It’s been an ongoing heated debate regarding immigration since the Senate passed a comprehensive reform bill almost a year ago. Though the bill has been immensely divisive in Washington and has yet to be voted on by the GOP-led House of Representatives, opinion among American citizens in relation to the issue seems to be largely unchanging.
A recent survey put out in tandem by the Public Religion Research Institute and the Brookings Institution attempted to measure change in opinion regarding the matter since last year. What was revealed is that 62 percent of those who responded support having a means for undocumented immigrants to gain citizenship. That number represents an almost negligible decrease in respondents indicating this opinion, down from 63 percent last year.

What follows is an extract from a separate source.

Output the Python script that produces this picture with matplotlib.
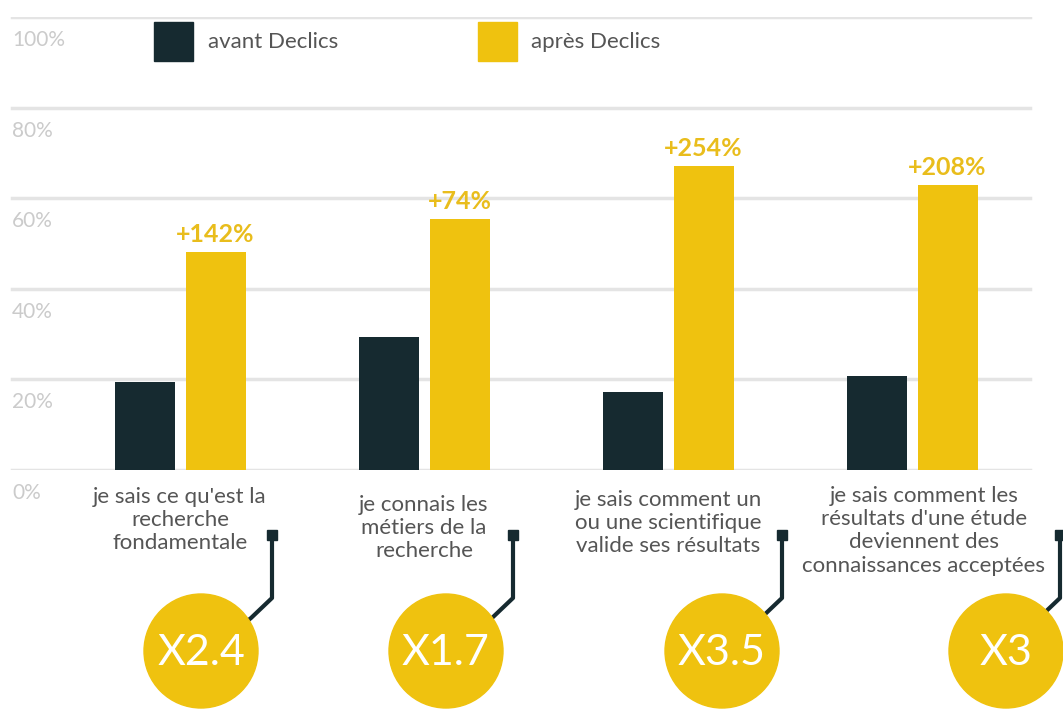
import matplotlib
matplotlib.use("Agg")
import matplotlib.pyplot as plt
import matplotlib.patches as patches

plt.rcParams['font.family'] = ['Lato', 'DejaVu Sans']

# Données
categories = [
    "je sais ce qu'est la\nrecherche\nfondamentale",
    "je connais les\nmétiers de la\nrecherche",
    "je sais comment un\nou une scientifique\nvalide ses résultats",
    "je sais comment les\nrésultats d'une étude\ndeviennent des\nconnaissances acceptées",
]
avant = [19.4, 29.4, 17.2, 20.8]
apres = [48.1, 55.4, 67.0, 62.9]
hausse = ["+142%", "+74%", "+254%", "+208%"]
facteur = ["X2.4", "X1.7", "X3.5", "X3"]
series = ["avant Declics", "après Declics"]
yticks = [0, 20, 40, 60, 80, 100]

DARK = '#162a30'
YELLOW = '#efc20f'
W, H = 1063, 709

fig = plt.figure(figsize=(W / 100, H / 100), dpi=100)

# axe principal : 0% a y=470px, 100% a y=17px
x0, step = 180, 244
ax = fig.add_axes([0, (H - 470) / H, 1, (470 - 17) / H])
ax.set_xlim(-x0 / step, (W - x0) / step)
ax.set_ylim(0, 100)
ax.axis('off')

for v in yticks:
    ax.axhline(v, xmin=12 / W, xmax=1030 / W, color='#e4e4e4', lw=2.5, zorder=0)
    ax.annotate(f"{v}%", xy=(12 / W, v), xycoords=ax.get_yaxis_transform(),
                xytext=(0, -13), textcoords='offset pixels',
                ha='left', va='top', fontsize=15, color='#cbcbcb')

bw = 60 / step
off = 35.5 / step
xs = list(range(len(categories)))
ax.bar([x - off for x in xs], avant, width=bw, color=DARK, zorder=2)
ax.bar([x + off for x in xs], apres, width=bw, color=YELLOW, zorder=2)

for x, v, t in zip(xs, apres, hausse):
    ax.annotate(t, xy=(x + off, v), xytext=(0, 6), textcoords='offset pixels',
                ha='center', va='bottom', fontsize=18, fontweight='bold',
                color='#e9bd1c')

# couche de decoration en pixels
deco = fig.add_axes([0, 0, 1, 1], zorder=3)
deco.set_xlim(0, W)
deco.set_ylim(H, 0)
deco.axis('off')

# Légende
deco.add_patch(patches.Rectangle((154, 22), 39, 39, color=DARK))
deco.text(208, 42, series[0], fontsize=16, color='#555555', va='center')
deco.add_patch(patches.Rectangle((478, 22), 39, 39, color=YELLOW))
deco.text(531, 42, series[1], fontsize=16, color='#555555', va='center')

# Étiquettes des catégories
label_y = [487, 495, 490, 486]
label_dx = [0, 0, 0, 12]
for i, (c, ly, dx) in enumerate(zip(categories, label_y, label_dx)):
    deco.text(x0 + step * i + dx, ly, c, ha='center', va='top',
              fontsize=16, color='#555555', linespacing=1.2)

# Cercles et connecteurs
circle_x = [201, 446, 722, 1006]
sq_x = [272, 513, 782, 1060]
for cx, sx, f in zip(circle_x, sq_x, facteur):
    deco.add_patch(patches.Rectangle((sx - 5, 530), 10, 10, color=DARK))
    deco.plot([sx, sx, sx - 21, sx - 26], [535, 598, 618, 622], color=DARK,
              lw=3, solid_capstyle='butt')
    deco.add_patch(patches.Circle((cx, 651), 57, color=YELLOW, zorder=3))
    deco.text(cx, 653, f, ha='center', va='center', fontsize=31,
              color='white', zorder=4)

fig.savefig('out.png', dpi=100)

The absence in change of opinion, interestingly enough, is not particularly tied in to the rate at which Americans approve of the leadership of President Barack Obama as a whole. As of June 2014, 64 percent of respondents have indicated dissatisfaction with the direction that the country is headed. This number is up 6 percent from the 58 percent who indicated dissatisfaction in March 2013. Robert P. Jones, chief executive of the Public Religion Research Institute, asserted that there isn’t a correlation between the two numbers, as people tend to view immigration reform as a national failing instead of a presidential one.
“Even though more people disapprove of the job President Obama is doing and with the country’s direction, that didn’t seem to affect their attitudes on immigration reform. If the issue was more closely tied with President Obama, you’d think support would go down,” Jones told The Washington Post. “There is no correlation.”
The study also indicated that 37 percent of respondents feel that allowing new immigrants to gain citizenship harms our society and threatens “traditional values,” while 58 percent felt that the process strengthens America. While immigration reform becomes a more pressing issue with each day, all that is clear is that a majority of the American people remain consistent in their desire for some resolution.